On Friday, June 30, the Supreme Court blocked President Joe Biden’s student loan forgiveness plan, which attempted to relieve $20,000 for millions of borrowers. Loan repayments will resume October 1, 2023, with interest resuming September 1, 2023.
According to the Employee Benefit Research Institute, around 17% of the workforce has student loans, with the average borrower owing $20,000-$40,000. Data from the Consumer Financial Protection Bureau suggests that one in five borrowers will struggle to repay these loans.
Now, employers have an opportunity to set themselves apart from others and offer unique support to their employees. Only 17% of employers offer a student loan repayment program, and the need for such a benefit has exponentially increased after the repayment pause and the financial hardship of the COVID-19 pandemic.
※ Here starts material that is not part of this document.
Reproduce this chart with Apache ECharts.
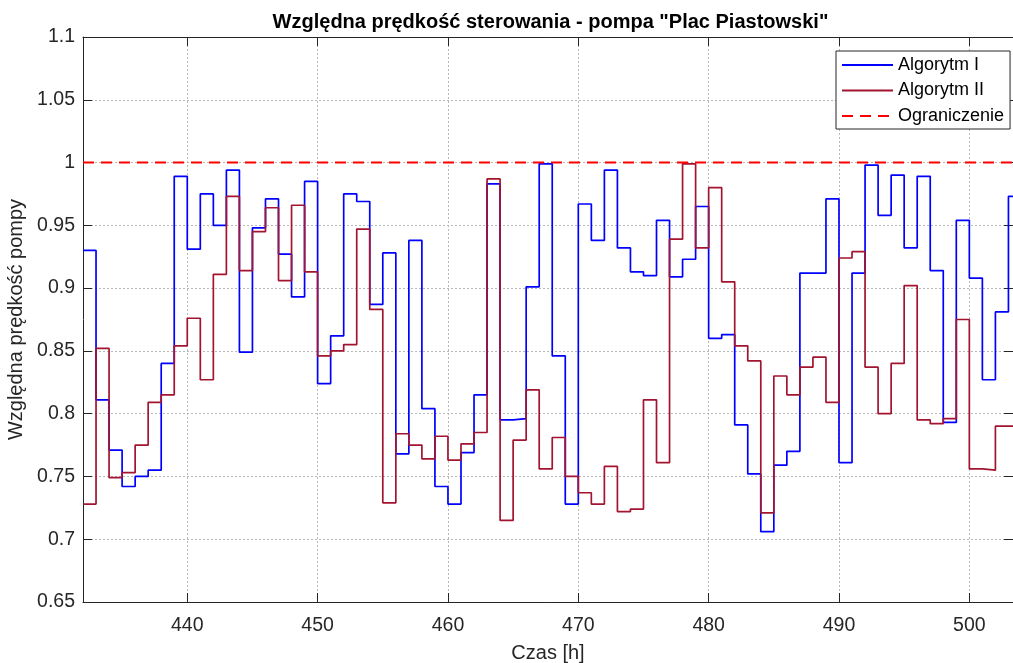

A study at Avangrid discovered that 50% of employees would stay with their company longer if a student loan benefit was offered.
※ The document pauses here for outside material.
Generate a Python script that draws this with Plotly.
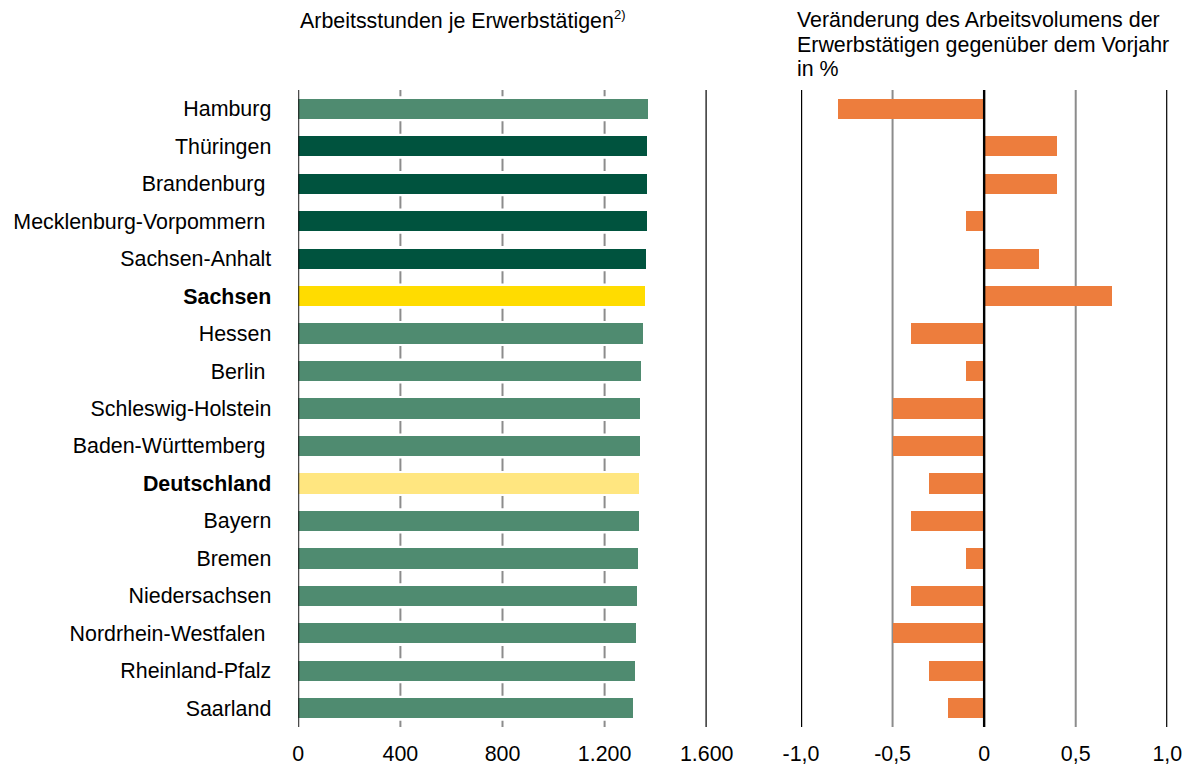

Types of student loan repayment assistance
Each organization has its own needs, and fortunately, there are a few ways employers can offer repayment assistance.
- Employers can allow employees who do not use all their allotted PTO to trade it in for money rather than carrying the time over into the next year. The cash out can be applied toward their student loans.
- Employers can set up a student loan repayment program that allows employees to contribute money toward their debt. Additionally, employers can choose to match the contributions.
- For a quicker, upfront strategy, employers can offer a signing bonus, in which a lump sum payment is offered to employees upon being hired.
While the blockage of the student loan forgiveness plan is a loss for many borrowers, it presents employers with the opportunity to differentiate themselves and offer their employees additional financial support.